Finance Minister Paschal Donohoe has defended his decision to overrule his own officials on the €3bn National Broadband Plan saying it was "the best decision available to the Government."
It comes after the Government was warned that going ahead with the plan may mean cancelling other large capital projects.
In an address to media, he said this evening that he considered issues including climate change and the gap likely to develop between citizens if one group has access to hi-speed broadband and one does not, in arriving at his decision.
He said he made his decision to roll out a €3bn broadband plan "after a huge amount of work and a large amount of reflection".
He said access to that kind of connectivity will be very important in how people access public services, in the future and his decision was made "for economic growth that's more inclusive".
He said: "The roll-out of high-speed broadband is on balance, the best decision available to the Government
"Rolling out a form of technology like this to a million of our citizens...is an inherently risky and complex activity...If it was neither, the private sector would already have delivered this."
He said projects outlined in the Government's Project 2040 plan would continue to go ahead, despite the costs of the broadband plan.
He said the balance had been struck for the State in rolling out a new service and protecting the State from risk, and that, on balance, this was "the best decision available to the Government".
The Minister for Public Expenditure Paschal Donohoe said he had received lots of different advice in relation to the broadband issue, and that there had been "really robust debate".

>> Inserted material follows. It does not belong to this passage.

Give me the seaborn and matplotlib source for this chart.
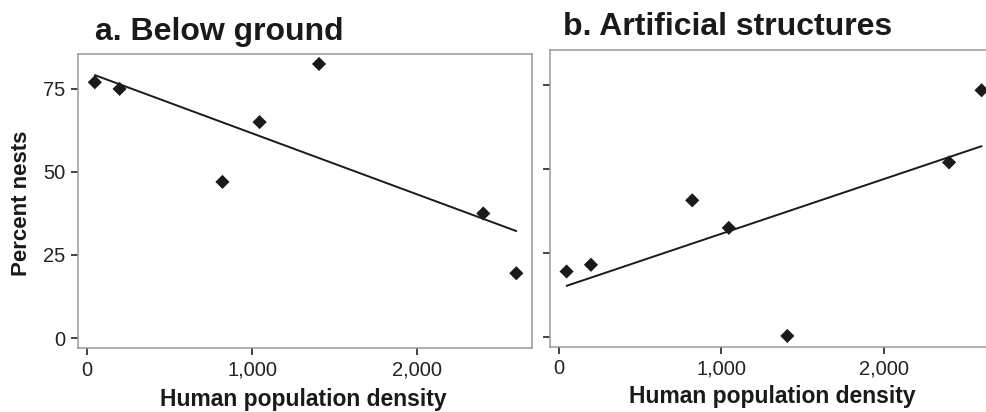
import matplotlib
matplotlib.use("Agg")
import matplotlib.pyplot as plt
import seaborn as sns
import pandas as pd

# Data
density = [47, 197, 820, 1045, 1405, 2400, 2600]
below_ground = [77, 75, 47, 65, 82.5, 37.5, 19.5]
artificial = [19.5, 21.5, 40.7, 32.5, 0.3, 52, 73.5]

panel_titles = ["a. Below ground", "b. Artificial structures"]
x_label = "Human population density"
y_label = "Percent nests"
x_ticks = [0, 1000, 2000]
x_ticklabels = ["0", "1,000", "2,000"]
y_ticks = [0, 25, 50, 75]
y_ticklabels = ["0", "25", "50", "75"]

df = pd.DataFrame({"density": density, "below": below_ground, "artificial": artificial})

sns.set_theme(style="white")
plt.rcParams["font.family"] = ["Liberation Sans", "DejaVu Sans"]

W, H = 987, 412
fig = plt.figure(figsize=(W / 100, H / 100), dpi=100)

def frac(x0, x1, ytop, ybot):
    return [x0 / W, (H - ybot) / H, (x1 - x0) / W, (ybot - ytop) / H]

ax1 = fig.add_axes(frac(78, 532, 54, 348))
ax2 = fig.add_axes(frac(550, 997, 50, 347))

for ax, col in [(ax1, "below"), (ax2, "artificial")]:
    sns.regplot(data=df, x="density", y=col, ax=ax, ci=None, truncate=True,
                marker="D",
                scatter_kws=dict(s=52, color="#1a1a1a", edgecolor="none", alpha=1, zorder=3),
                line_kws=dict(color="#1a1a1a", lw=1.4))
    ax.set_xlim(-55, 2695)
    ax.set_ylim(-3, 85.5)
    ax.set_xticks(x_ticks)
    ax.set_xticklabels(x_ticklabels)
    ax.set_yticks(y_ticks)
    ax.set_xlabel("")
    ax.set_ylabel("")
    for sp in ax.spines.values():
        sp.set_color("#9a9a9a")
        sp.set_linewidth(1.1)
    ax.tick_params(axis="both", which="both", direction="out", length=5, width=1.3,
                   color="#333333", labelcolor="#222222", labelsize=14.5, pad=4,
                   bottom=True, left=True)

ax1.set_yticklabels(y_ticklabels)
ax2.set_yticklabels([])

# Titles
fig.text(95 / W, (H - 40) / H, panel_titles[0], fontsize=23, fontweight="bold",
         color="#1a1a1a", ha="left", va="baseline")
fig.text(563 / W, (H - 35) / H, panel_titles[1], fontsize=23, fontweight="bold",
         color="#1a1a1a", ha="left", va="baseline")

# Axis labels
fig.text(303 / W, (H - 406) / H, x_label, fontsize=16.5, fontweight="bold",
         color="#1a1a1a", ha="center", va="baseline")
fig.text(772 / W, (H - 403) / H, x_label, fontsize=16.5, fontweight="bold",
         color="#1a1a1a", ha="center", va="baseline")
fig.text(22 / W, (H - 203) / H, y_label, fontsize=16, fontweight="bold",
         color="#1a1a1a", ha="center", va="center", rotation=90)

fig.savefig("out.png", dpi=100)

"My Department has a different view in relation to this" to his own view, he agreed.
Paschal Donohoe said Secretary General of his department, Robert Watt, was "one of the most talented people I have ever worked with", and that he had been delighted to re-appoint him to his role in the department.
He acknowledged that the decision to roll out the national broadband plan is one of the biggest of his career.
The Department of Public Expenditure earlier warned social housing, health and education investment may have to be delayed or cancelled to fund the €3bn plan.
The top public spending civil servant warned this would be the Government taking a leap of faith and opening the Government to unprecedented risk.
The Dáil was suspended earlier to allow time for the opposition to read new documents.
Fianna Fáil leader Micheál Martin questioned whether it is the right plan.
He accused the Government of attempting to "spin its way out of any serious questions or accountability around the project".
Sinn Féin's Mary Lou McDonald suggested that in a worst-case scenario billions of taxpayers' money will be "poured down a black hole".
Communications Minister Richard Bruton, however, defended the decision to go ahead with the plan.
He insisted: "This is a major decision to ensure that rural Ireland - including 1.1 million people - get equal access to a technology that is going to transform our lives.
Documents published this afternoon show that public spending officials said it represents an "unprecedented risk" to the State.
The correspondence shows the Department strongly warned against appointing the preferred bidder yesterday for the almost €3bn project.
Officials were significantly concerned about cost and affordability.
It warned about the impact on the National Development Plan and that some other capital projects may have to be shelved to afford the broadband plan.
Officials called it an unprecedented risk to the exchequer - and recommended an alternative approach of incremental improvements in broadband.
One document compiled by officials states: "Poor take-up of the service or emerging new technological solutions in this fast moving market could leave the State having funded a stranded, or potentially obsolete asset - an asset that the State will not even own, despite investing up to €3 billion in it.
Robert Watt, Secretary General of the Department of Public Expenditure and Reform, also expressed his concerns in a letter to Mark Griffin his counterpart in the Department of Communications.
The letter warns committing to the plan would be a major "leap of faith" by the Government.
Mr Watt highlighted the "unprecedented risk that the State is being asked to bear in the event that the current NBP contract is recommended for approval by Government".
In response, Mr Griffin defended the plan, insisting that his department had carried out "rigorous analysis over the past three years to show that the project is complaint with the Public Spending Code."
He insisted the broadband project is "very different" from the National Children's Hospital - which has experienced major cost overruns - and that a "robust budget model" had been developed to reflect construction and revenue risks.
Meanwhile, Mr Watt also told Finance and Public Expenditure Minister Paschal Donohoe that officials "strongly recommended against the plan on grounds of cost, affordability, value for money and risk".
He further suggested that the procurement process should be cancelled.
Minister Donohoe ultimately overruled the concerns and recommended Cabinet approve the plan.
He said he believes on balance that the benefits outweigh the concerns of spending officials.
Under the plan approved yesterday, there will be €3bn of State subvention for a private company to roll out broadband to 540,000 homes and businesses in rural areas.
The first new homes will be connected in 2020 - but thousands of others may have to wait years to be on the grid.